Viticoltura, 130 ettari di territorio coltivato colpiti dalla flavescenza dorata

Circa 130 ettari di territorio coltivato in Trentino sono stati distrutti dalla flavescenza dorata della vite, una malattia epidemica che si propaga attraverso un piccolo insetto vettore, lo Scaphoideus Titanus. Lo riporta Matteo Trentinaglia, direttore di Acli Terra del Trentino.

La distruzione ha riguardato 650.000 piante, secondo i dati messi in evidenza da Acli Terra del Trentino. “Le misure di profilassi messe in campo fino ad oggi – afferma Trentinaglia – hanno riguardato l’estirpazione delle viti colpite, indennizzi pubblici e alcuni trattamenti con prodotti che, nel recente passato, si sono dimostrati inefficaci e poco funzionali al contenimento della malattia. In conseguenza di ciò, in alcune zone produttive quali il comune di Trento, l’Alta Vallagarina e la Valsugana, il fenomeno ha assunto proporzioni preoccupanti con pesanti ricadute sui bilanci di molte imprese agricole ed in modo particolare sugli impianti di Chardonnay, Pinot nero e Pinot bianco“.

Matteo Trentinaglia, presidente di Acli Terra del Trentino

Secondo Acli Terra del Trentino, questa situazione è dovuta in particolare “al mancato accoglimento, nel 2019, degli indirizzi provenienti dalla Fondazione Mach di utilizzare, in deroga ai protocolli di intesa, alcuni principi attivi che risultavano efficaci nella lotta alla malattia. Il mancato accoglimento di quella proposta, adottata solo a partire dal 2021 con i primi, seppur tardivi trattamenti, ha portato ad una diffusione preoccupante della flavescenza che rischia di moltiplicarsi ancora di più nei prossimi anni dato anche il lungo periodo di incubazione della malattia”.

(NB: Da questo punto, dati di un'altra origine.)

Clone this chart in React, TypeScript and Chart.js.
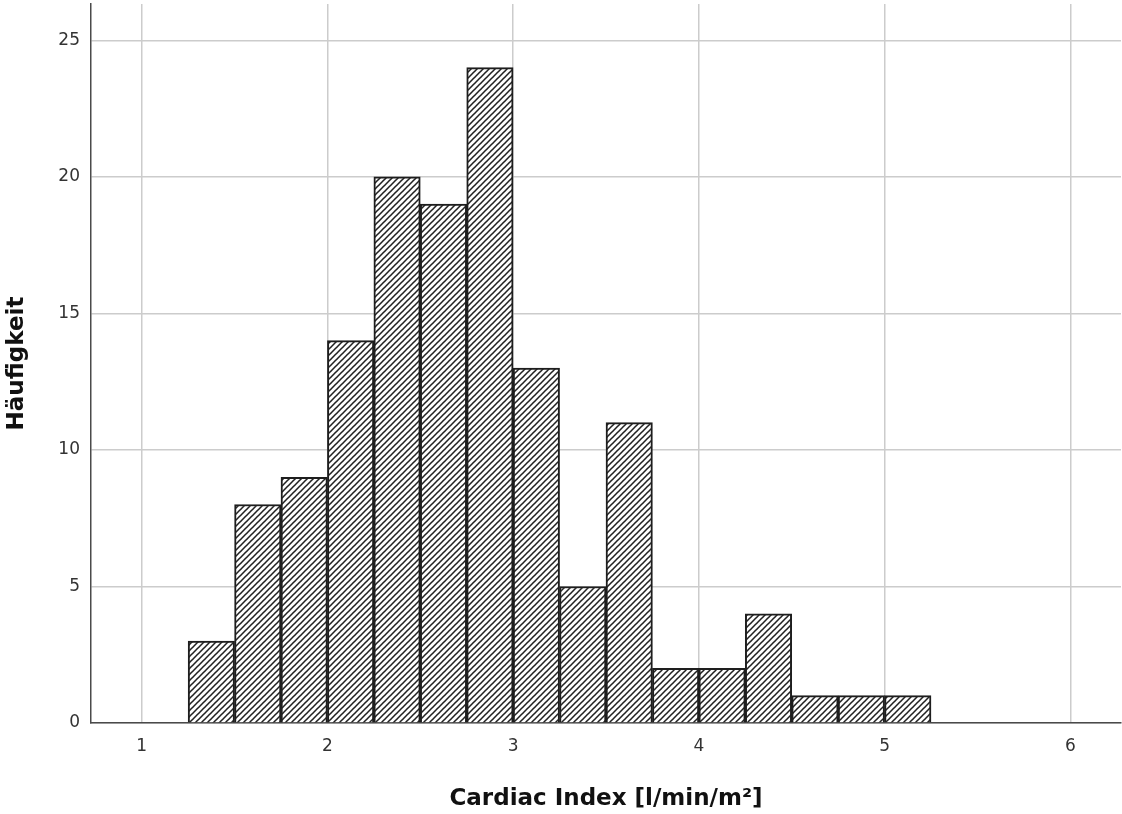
import React, { useEffect, useRef } from "react";
import { Chart, registerables } from "chart.js";

Chart.register(...registerables);

// Histogram bins (lower edge, width 0.25 l/min/m²) and their frequencies
const binLower = [1.25, 1.5, 1.75, 2.0, 2.25, 2.5, 2.75, 3.0, 3.25, 3.5, 3.75, 4.0, 4.25, 4.5, 4.75, 5.0];
const counts = [3, 8, 9, 14, 20, 19, 24, 13, 5, 11, 2, 2, 4, 1, 1, 1];
const binWidth = 0.25;

const xTicks = [1, 2, 3, 4, 5, 6];
const yTicks = [0, 5, 10, 15, 20, 25];

const xTitle = "Cardiac Index [l/min/m²]";
const yTitle = "Häufigkeit";

const FONT = "'DejaVu Sans', Verdana, sans-serif";

// Diagonal "/" hatch used as the bar fill
function makeHatch(): CanvasPattern | string {
  const p = 6;
  const c = document.createElement("canvas");
  c.width = p;
  c.height = p;
  const g = c.getContext("2d");
  if (!g) return "#888";
  g.fillStyle = "#ffffff";
  g.fillRect(0, 0, p, p);
  g.strokeStyle = "#222222";
  g.lineWidth = 1.55;
  for (const k of [-1, 0, 1]) {
    g.beginPath();
    g.moveTo(k * p - 1, p + 1);
    g.lineTo(k * p + p + 1, -1);
    g.stroke();
  }
  const pat = g.createPattern(c, "repeat");
  return pat || "#888";
}

export default function App() {
  const ref = useRef<HTMLCanvasElement | null>(null);

  useEffect(() => {
    const canvas = ref.current;
    if (!canvas) return;
    const hatch = makeHatch();
    const points = binLower.map((lo, i) => ({ x: lo + binWidth / 2, y: counts[i] }));

    const chart = new Chart(canvas, {
      type: "bar",
      data: {
        datasets: [
          {
            data: points as any,
            backgroundColor: hatch as any,
            borderColor: "#1e1e1e",
            borderWidth: 2,
            barPercentage: 1,
            categoryPercentage: 1,
          },
        ],
      },
      options: {
        animation: false,
        responsive: false,
        devicePixelRatio: 1,
        layout: { padding: { top: 4, right: 1, left: 0, bottom: 0 } },
        plugins: {
          legend: { display: false },
          tooltip: { enabled: false },
        },
        scales: {
          x: {
            type: "linear",
            min: 0.727,
            max: 6.273,
            offset: false,
            grid: {
              offset: false,
              color: "#cccccc",
              lineWidth: 1.5,
              drawTicks: false,
            },
            border: { display: true, color: "#4a4a4a", width: 1.5 },
            ticks: {
              padding: 13,
              color: "#333333",
              font: { family: FONT, size: 17, lineHeight: 1.2 },
              maxRotation: 0,
            },
            afterBuildTicks: (s: any) => {
              s.ticks = xTicks.map((v) => ({ value: v }));
            },
            afterFit: (s: any) => {
              s.height = 91;
              s.paddingLeft = 0;
              s.paddingRight = 0;
            },
            title: {
              display: true,
              text: xTitle,
              color: "#111111",
              font: { family: FONT, size: 23, weight: "bold", lineHeight: 1.2 },
              padding: { top: 0, bottom: 1 },
            },
          },
          y: {
            type: "linear",
            min: 0,
            max: 26.33,
            grid: {
              color: "#cccccc",
              lineWidth: 1.5,
              drawTicks: false,
            },
            border: { display: true, color: "#4a4a4a", width: 1.5 },
            ticks: {
              padding: 11,
              color: "#333333",
              font: { family: FONT, size: 17, lineHeight: 1.2 },
            },
            afterBuildTicks: (s: any) => {
              s.ticks = yTicks.map((v) => ({ value: v }));
            },
            afterFit: (s: any) => {
              s.width = 91;
              s.paddingTop = 0;
              s.paddingBottom = 0;
            },
            title: {
              display: true,
              text: yTitle,
              color: "#111111",
              font: { family: FONT, size: 23, weight: "bold", lineHeight: 1.2 },
              padding: { top: 3, bottom: 0 },
            },
          },
        },
      } as any,
    });

    return () => chart.destroy();
  }, []);

  return (
    <div style={{ position: "absolute", left: 0, top: 0, width: 1122, height: 814, background: "#ffffff" }}>
      <canvas ref={ref} width={1122} height={814} style={{ display: "block", width: 1122, height: 814 }} />
    </div>
  );
}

Ora, afferma Trentinaglia, occorre “una maggiore sinergia e dialogo all’interno di tutto il sistema agricolo trentino rappresentato dall’Assessorato provinciale all’agricoltura, dalle Organizzazioni professionali, dalla Fondazione Mach e dal sistema cooperativo. L’obiettivo condiviso deve essere la tempestività delle misure di profilassi, la lotta al degrado e all’abbandono delle colture (che rappresentano dei moltiplicatori importanti della cicalina responsabile della malattia), la ricerca applicata, il coinvolgimento e la responsabilità dei singoli produttori nel rispetto delle misure di contenimento”.